Vietnam Veterans for Factual History

Facts not myths

Here We Go Again

Paul Schmehl, Independent Researcher

Whenever Vietnam is mentioned in an opinion article, we always sit up and take notice. It is not at all uncommon for the history of Vietnam and the lessons of Vietnam to be invoked in reference to other conflicts. In fact Vietnam is the fulcrum from which all false arguments about war are launched. We are told we should not forget the lessons of Vietnam, but the lessons are often based upon falsehoods and misrepresentations that make the lesson unhelpful.

Such is the case with a recent article published by CNN.  Writing about the recent Paris attacks, the author invokes the specter of Vietnam to "prove" how badly America has handled foreign policy.

It helps to look at history -- not to find equivalencies but understanding, taking the long view that recognizes appropriate contexts. We make bad decisions about foreign policy -- and war -- when we fail to take into account the historical setting, which is, well, almost everything.

For example, we lost 50,000 American soldiers in Vietnam because our policy-makers failed to look at the wider historical context, ignoring the traditional animosity between China and Vietnam -- a conflict in which it was highly unlikely that the "domino effect" would ever be relevant. It wasn't, and we created mayhem in the region.

Pushed to the limit, we simply withdrew in 1975, with our tail between our legs. And where is Vietnam today? The U.S. is currently the largest single importer of Vietnamese goods and Vietnamese are the eighth-largest student group studying in the States.

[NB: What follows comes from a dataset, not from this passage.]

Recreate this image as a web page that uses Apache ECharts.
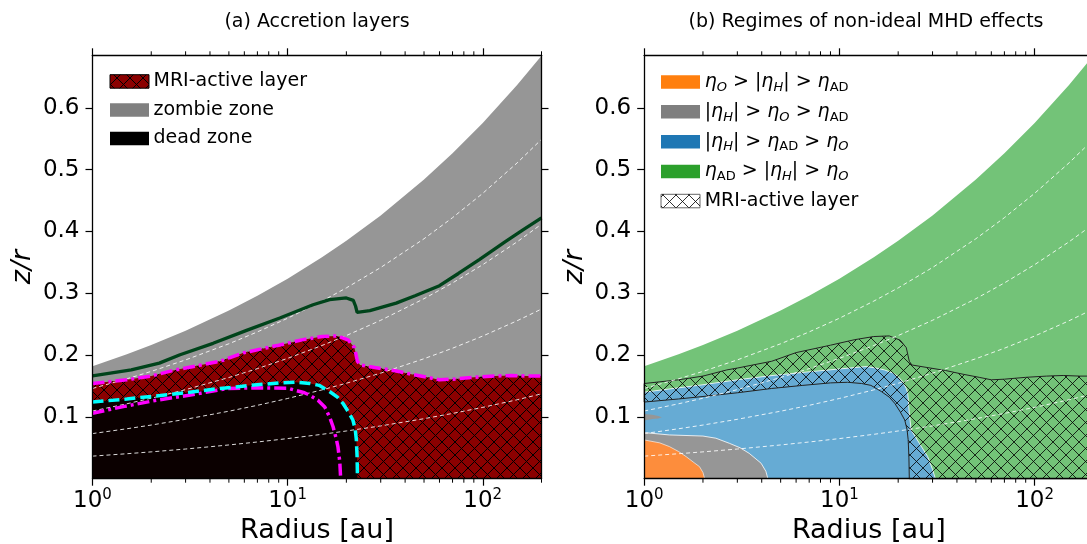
<!DOCTYPE html>
<html>
<head>
<meta charset="utf-8">
<script src="https://cdn.jsdelivr.net/npm/echarts@6/dist/echarts.min.js"></script>
<style>
  html, body { margin: 0; padding: 0; background: #fff; }
  #chart { width: 1087px; height: 544px; }
</style>
</head>
<body>
<div id="chart"></div>
<script>
const FONT = 'DejaVu Sans';

// disk surface and the 1..4 scale-height lines (z/r vs radius)
const radius = [1, 1.5, 2, 3, 5, 7, 10, 15, 20, 30, 50, 70, 100, 150, 200];
const surfaceZ = [0.182, 0.2014, 0.2164, 0.2395, 0.2721, 0.296, 0.3236, 0.3582, 0.3849, 0.4259, 0.484, 0.5264, 0.5755, 0.6369, 0.6844];
const scaleH1 = [0.0365, 0.0404, 0.0434, 0.048, 0.0546, 0.0594, 0.0649, 0.0718, 0.0772, 0.0854, 0.0971, 0.1056, 0.1154, 0.1277, 0.1373];
const scaleH2 = [0.073, 0.0808, 0.0868, 0.0961, 0.1092, 0.1187, 0.1298, 0.1437, 0.1544, 0.1708, 0.1941, 0.2111, 0.2308, 0.2555, 0.2745];
const scaleH3 = [0.1095, 0.1212, 0.1302, 0.1441, 0.1637, 0.1781, 0.1947, 0.2155, 0.2316, 0.2563, 0.2912, 0.3167, 0.3463, 0.3832, 0.4118];
const scaleH4 = [0.146, 0.1616, 0.1736, 0.1922, 0.2183, 0.2375, 0.2596, 0.2873, 0.3087, 0.3417, 0.3882, 0.4223, 0.4617, 0.5109, 0.549];

// top of the MRI-active layer (magenta dash-dot)
const activeR = [1, 1.5, 2, 2.65, 3, 4.5, 6, 9, 12, 15, 18, 20.5, 22, 22.8, 23.5, 28, 35, 43, 52, 60, 70, 90, 115, 140, 170, 200];
const activeZ = [0.154, 0.16, 0.166, 0.176, 0.179, 0.19, 0.204, 0.216, 0.225, 0.23, 0.231, 0.224, 0.212, 0.19, 0.184, 0.18, 0.175, 0.169, 0.164, 0.16, 0.161, 0.164, 0.166, 0.167, 0.166, 0.166];

// top of the dead zone (cyan dashed)
const deadR = [1, 1.5, 2, 3, 4.5, 6.5, 9, 11, 13, 14.5, 16.4, 18, 19.2, 20.5, 21.6, 22.2, 22.5, 22.7, 22.8];
const deadZ = [0.124, 0.129, 0.133, 0.139, 0.146, 0.151, 0.155, 0.156, 0.154, 0.151, 0.141, 0.132, 0.122, 0.108, 0.095, 0.08, 0.063, 0.035, 0];

// inner magenta dash-dot boundary
const innerR = [1, 1.46, 2.18, 3.23, 4.94, 7, 10, 12.2, 13, 14.3, 15.5, 16.4, 17.1, 17.7, 18.1, 18.5, 18.7];
const innerZ = [0.106, 0.117, 0.1275, 0.1357, 0.146, 0.147, 0.1465, 0.139, 0.135, 0.127, 0.116, 0.1, 0.084, 0.066, 0.052, 0.028, 0];

// dark green solid line
const greenR = [1, 1.58, 2.2, 2.81, 4.15, 6.16, 9.12, 13.5, 16.4, 20, 21.7, 22.3, 22.7, 23.2, 26.4, 36, 45, 60, 75, 96, 130, 160, 200];
const greenZ = [0.1665, 0.176, 0.187, 0.2005, 0.219, 0.24, 0.26, 0.2815, 0.2896, 0.2924, 0.2885, 0.279, 0.269, 0.2665, 0.272, 0.284, 0.296, 0.3123, 0.332, 0.3545, 0.383, 0.402, 0.422];

// regimes in panel (b)
const blueR = [1, 1.5, 2, 3, 4.4, 6.5, 9.6, 13.7, 15.4, 17, 18.8, 20, 21.1, 22, 22.4, 22.8, 23.3, 25.7, 28.3, 30, 30.6, 31];
const blueZ = [0.14, 0.147, 0.152, 0.16, 0.1665, 0.172, 0.177, 0.1815, 0.179, 0.176, 0.171, 0.165, 0.157, 0.146, 0.138, 0.106, 0.079, 0.057, 0.036, 0.015, 0.006, 0];
const grayR = [1, 1.345, 2, 2.33, 2.73, 3.1, 3.45, 3.97, 4.2, 4.3];
const grayZ = [0.0746, 0.0708, 0.069, 0.0655, 0.0573, 0.05, 0.041, 0.025, 0.012, 0];
const orangeR = [1, 1.2, 1.345, 1.5, 1.64, 1.8, 1.92, 2.0, 2.04];
const orangeZ = [0.0627, 0.058, 0.052, 0.044, 0.0357, 0.026, 0.0195, 0.01, 0];
const fingerR = [1, 1.1, 1.18, 1.23, 1.18, 1.1, 1];
const fingerZ = [0.1045, 0.1035, 0.1015, 0.0995, 0.0975, 0.0965, 0.094];

// ticks
const majorTicks = [1, 10, 100];
const minorTicks = [2, 3, 4, 5, 6, 7, 8, 9, 20, 30, 40, 50, 60, 70, 80, 90, 200];
const yTicks = [0.1, 0.2, 0.3, 0.4, 0.5, 0.6];
const yMax = 0.685;

function makeHatch(color, size) {
  const c = document.createElement('canvas');
  c.width = size; c.height = size;
  const ctx = c.getContext('2d');
  ctx.strokeStyle = color;
  ctx.lineWidth = 1;
  ctx.beginPath();
  ctx.moveTo(-1, -1); ctx.lineTo(size + 1, size + 1);
  ctx.moveTo(size + 1, -1); ctx.lineTo(-1, size + 1);
  ctx.stroke();
  return c;
}
const hatchA = { image: makeHatch('#000', 13), repeat: 'repeat' };
const hatchB = { image: makeHatch('rgba(0,0,0,0.8)', 13), repeat: 'repeat' };

function pairs(rs, zs) { return rs.map((r, i) => [r, zs[i]]); }
function under(rs, zs) {
  return [[rs[0], 0]].concat(pairs(rs, zs), [[rs[rs.length - 1], 0]]);
}
function band(topR, topZ, lowR, lowZ) {
  return pairs(topR, topZ).concat([[topR[topR.length - 1], 0]], pairs(lowR, lowZ).reverse());
}

function area(g, pts, style) {
  return {
    type: 'custom', xAxisIndex: g * 2, yAxisIndex: g * 2, silent: true, data: pts,
    renderItem: (params, api) => params.dataIndex === 0
      ? { type: 'polygon', shape: { points: pts.map(p => api.coord(p)) }, style: style }
      : null
  };
}
function line(g, rs, zs, lineStyle) {
  return {
    type: 'line', xAxisIndex: g * 2, yAxisIndex: g * 2, silent: true,
    data: pairs(rs, zs), symbol: 'none', lineStyle: lineStyle
  };
}
function dashedH(g) {
  const ls = { color: 'rgba(255,255,255,0.85)', width: 1, type: [4, 3] };
  return [scaleH1, scaleH2, scaleH3, scaleH4].map(h => line(g, radius, h, ls));
}
function minorTickSeries(g) {
  return {
    type: 'custom', xAxisIndex: g * 2, yAxisIndex: g * 2, silent: true, clip: false, z: 10,
    data: minorTicks.map(t => [t, 0]),
    renderItem: (params, api) => {
      const b = api.coord([api.value(0), 0]);
      const t = api.coord([api.value(0), yMax]);
      const st = { stroke: '#000', lineWidth: 1 };
      return {
        type: 'group', children: [
          { type: 'line', shape: { x1: b[0], y1: b[1], x2: b[0], y2: b[1] + 4 }, style: st },
          { type: 'line', shape: { x1: t[0], y1: t[1], x2: t[0], y2: t[1] - 4 }, style: st }
        ]
      };
    }
  };
}

const spine = { color: '#000', width: 1.3 };
const tickStyle = { color: '#000', width: 1.2 };
function xAxes(g) {
  return [
    {
      gridIndex: g, type: 'log', min: 1, max: 200, position: 'bottom', z: 10,
      axisLine: { onZero: false, lineStyle: spine },
      axisTick: { customValues: majorTicks, length: 7, lineStyle: tickStyle },
      axisLabel: {
        customValues: majorTicks, margin: 9, color: '#000',
        formatter: v => '{b|10}{e|' + Math.round(Math.log10(v)) + '}',
        rich: {
          b: { fontSize: 23, fontFamily: FONT, color: '#000', lineHeight: 26 },
          e: { fontSize: 15, fontFamily: FONT, color: '#000', verticalAlign: 'top', lineHeight: 15 }
        }
      },
      splitLine: { show: false },
      name: 'Radius [au]', nameLocation: 'middle', nameGap: 36,
      nameTextStyle: { fontSize: 27, fontFamily: FONT, color: '#000' }
    },
    {
      gridIndex: g, type: 'log', min: 1, max: 200, position: 'top', z: 10,
      axisLine: { onZero: false, lineStyle: spine },
      axisTick: { customValues: majorTicks, length: 7, lineStyle: tickStyle },
      axisLabel: { show: false },
      splitLine: { show: false }
    }
  ];
}
function yAxes(g) {
  return [
    {
      gridIndex: g, type: 'value', min: 0, max: yMax, position: 'left', z: 10,
      axisLine: { show: true, lineStyle: spine },
      axisTick: { show: true, customValues: yTicks, length: 7, lineStyle: tickStyle },
      axisLabel: {
        customValues: yTicks, margin: 13, fontSize: 23, fontFamily: FONT, color: '#000',
        formatter: v => v.toFixed(1)
      },
      splitLine: { show: false },
      name: 'z/r', nameLocation: 'middle', nameGap: 56, nameRotate: 90,
      nameTextStyle: { fontSize: 27, fontFamily: FONT, fontStyle: 'italic', color: '#000' }
    },
    {
      gridIndex: g, type: 'value', min: 0, max: yMax, position: 'right', z: 10,
      axisLine: { show: true, lineStyle: spine },
      axisTick: { show: true, customValues: yTicks, length: 7, lineStyle: tickStyle },
      axisLabel: { show: false },
      splitLine: { show: false }
    }
  ];
}

// legend helpers (graphic elements)
function patch(x, y, fill, stroke) {
  return { type: 'rect', shape: { x: x, y: y, width: 39, height: 13.5 }, style: { fill: fill, stroke: stroke || null, lineWidth: 1 }, z: 20 };
}
function label(x, y, text, rich) {
  return {
    type: 'text', x: x, y: y, z: 20,
    style: { text: text, fontSize: 19, fontFamily: FONT, fill: '#000', verticalAlign: 'middle', textVerticalAlign: 'middle', rich: rich }
  };
}
const mathRich = {
  e: { fontSize: 19, fontFamily: FONT, fontStyle: 'italic', fill: '#000', lineHeight: 24 },
  o: { fontSize: 13, fontFamily: FONT, fontStyle: 'italic', fill: '#000', lineHeight: 13, verticalAlign: 'bottom' },
  a: { fontSize: 13, fontFamily: FONT, fill: '#000', lineHeight: 13, verticalAlign: 'bottom' },
  t: { fontSize: 19, fontFamily: FONT, fill: '#000', lineHeight: 24 }
};
const regimeLabels = [
  '{e|η}{o|O}{t| > |}{e|η}{o|H}{t|| > }{e|η}{a|AD}',
  '{t||}{e|η}{o|H}{t|| > }{e|η}{o|O}{t| > }{e|η}{a|AD}',
  '{t||}{e|η}{o|H}{t|| > }{e|η}{a|AD}{t| > }{e|η}{o|O}',
  '{e|η}{a|AD}{t| > |}{e|η}{o|H}{t|| > }{e|η}{o|O}'
];
const regimeColors = ['#ff7f0e', '#7f7f7f', '#1f77b4', '#2ca02c'];

const graphic = [
  { type: 'text', x: 317, y: 22, style: { text: '(a) Accretion layers', fontSize: 19, fontFamily: FONT, fill: '#000', align: 'center', textAlign: 'center', verticalAlign: 'middle', textVerticalAlign: 'middle' } },
  { type: 'text', x: 866, y: 22, style: { text: '(b) Regimes of non-ideal MHD effects', fontSize: 19, fontFamily: FONT, fill: '#000', align: 'center', textAlign: 'center', verticalAlign: 'middle', textVerticalAlign: 'middle' } },
  patch(110, 74.7, '#8b0000', '#000'), patch(110, 74.7, hatchA),
  label(153.5, 81.4, 'MRI-active layer'),
  patch(110, 103.3, '#808080'), label(153.5, 110, 'zombie zone'),
  patch(110, 131.7, '#000'), label(153.5, 138.4, 'dead zone')
];
regimeLabels.forEach((t, i) => {
  graphic.push(patch(661, 75.3 + i * 29.8, regimeColors[i]));
  graphic.push(label(704.7, 82 + i * 29.8, t, mathRich));
});
graphic.push(patch(661, 194.3, '#fff', '#666'), patch(661, 194.3, hatchB), label(704.7, 201, 'MRI-active layer'));

const series = [
  // panel (a)
  area(0, under(radius, surfaceZ), { fill: '#969696' }),
  area(0, under(activeR, activeZ), { fill: '#8b0000' }),
  area(0, under(activeR, activeZ), { fill: hatchA }),
  area(0, under(deadR, deadZ), { fill: '#0b0000' }),
  ...dashedH(0),
  line(0, greenR, greenZ, { color: '#00441b', width: 3.3 }),
  line(0, activeR, activeZ, { color: '#ff00ff', width: 3.5, type: [12, 4, 3, 4] }),
  line(0, innerR, innerZ, { color: '#ff00ff', width: 3.5, type: [12, 4, 3, 4] }),
  line(0, deadR, deadZ, { color: '#00ffff', width: 3.5, type: [11, 5] }),
  minorTickSeries(0),
  // panel (b)
  area(1, under(radius, surfaceZ), { fill: '#73c378' }),
  area(1, under(blueR, blueZ), { fill: '#66abd4', stroke: 'rgba(255,255,255,0.8)', lineWidth: 1 }),
  area(1, under(grayR, grayZ), { fill: '#969696', stroke: 'rgba(255,255,255,0.8)', lineWidth: 1 }),
  area(1, pairs(fingerR, fingerZ), { fill: '#969696' }),
  area(1, under(orangeR, orangeZ), { fill: '#fd8d3c', stroke: 'rgba(255,255,255,0.6)', lineWidth: 1 }),
  area(1, band(activeR, activeZ, deadR, deadZ), { fill: hatchB, stroke: '#222', lineWidth: 1 }),
  ...dashedH(1),
  minorTickSeries(1)
];

const chart = echarts.init(document.getElementById('chart'), null, { renderer: 'canvas' });
chart.setOption({
  animation: false,
  backgroundColor: '#fff',
  grid: [
    { left: 92.5, top: 55.3, width: 449, height: 423.4, outerBoundsMode: 'none', containLabel: false },
    { left: 644.2, top: 55.3, width: 449.2, height: 423.4, outerBoundsMode: 'none', containLabel: false }
  ],
  xAxis: xAxes(0).concat(xAxes(1)),
  yAxis: yAxes(0).concat(yAxes(1)),
  graphic: graphic,
  series: series
});
</script>
</body>
</html>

Of course, it took almost four decades for that kind of healing to occur.

So much untruth packed into such a short space!

First, we certainly wouldn't argue that it doesn't help to look at history.  The problem is, it actually needs to be history to be helpful.  We lost more than 58,000 men and women in Vietnam because we faced a determined enemy who was willing to sacrifice over 1.4 million of its own citizens to conquer an independent nation.

Citing the animosity between China and Vietnam, which exists to this day, as proof that  US policy makers failed to understand history is so profoundly ignorant that it takes one's breath away.  China provided billions of dollars in materiel and support to North Vietnam and tens of thousands of military advisors.  Whatever differences there were between China and Vietnam, they were set aside during the 2nd Indochina War to pursue a common goal - the defeat of South Vietnam and the spread of communism.

What US policy makers failed to understand was that their enemy was not a rational actor that would respond to stimuli the way Americans would respond.McNamara's graduated escalation policy had little effect on the North Vietnamese and the bombing pauses were used by the North Vietnamese to regroup, resupply and reinforce their defenses. We are making the exact same mistake today in the war with ISIS.

The idea that the Domino Theory was fraudulent has been a central point of the communist propaganda campaign from the beginning.  Many Americans have fallen for it.  But we have addressed it in detail here and shown that not only was it legitimate but the dominos did not fall precisely because the US intervened in Vietnam, Laos and Cambodia.

Furthermore, the claim that the US "created mayhem" in the region ignores several things.  First, the North Vietnamese began the first steps of their conquest of South Vietnam in 1945, left troops behind in 1954 in violation of the Geneva Accords and began escalating the war in 1959, long before the US inserted combat troops.  They had been creating mayhem for quite some time.

By the time the US got involved militarily, North Vietnam had been actively committing atrocities and terrorist activities in South Vietnam for almost 20 years.  By 1959 they had also invaded both Laos and Cambodia and began establishing bases in both countries.  After the US left, hundreds of thousands of South Vietnamese, tens of thousands of Laotians and 1.7 million Cambodians were killed.  The mayhem created in Indochina was a direct result of North Vietnamese communist party policies, not US policy, and continued long after the US left Vietnam.

Finally, claiming that the US was "pushed to the limit" and "withdrew in 1975" again displays profound ignorance of the 2nd Indochina War.  The US began removing combat troops from Vietnam in 1969 and by the time the peace treaty was signed in 1973 we did not any combat troops in Vietnam.  North Vietnam, consistent with all their previous deceits, violated the treaty before the ink was signed, but they were so weakened by US and South Vietnamese forces that it took another two years before they could again invade in force.

There are certainly lessons that need to be learned from Vietnam, but we will never learn them until we finally acknowledge the truth about Vietnam.  That will not happen until communist propaganda is no longer used to justify arguments about Vietnam that have no relation to the history of the conflict.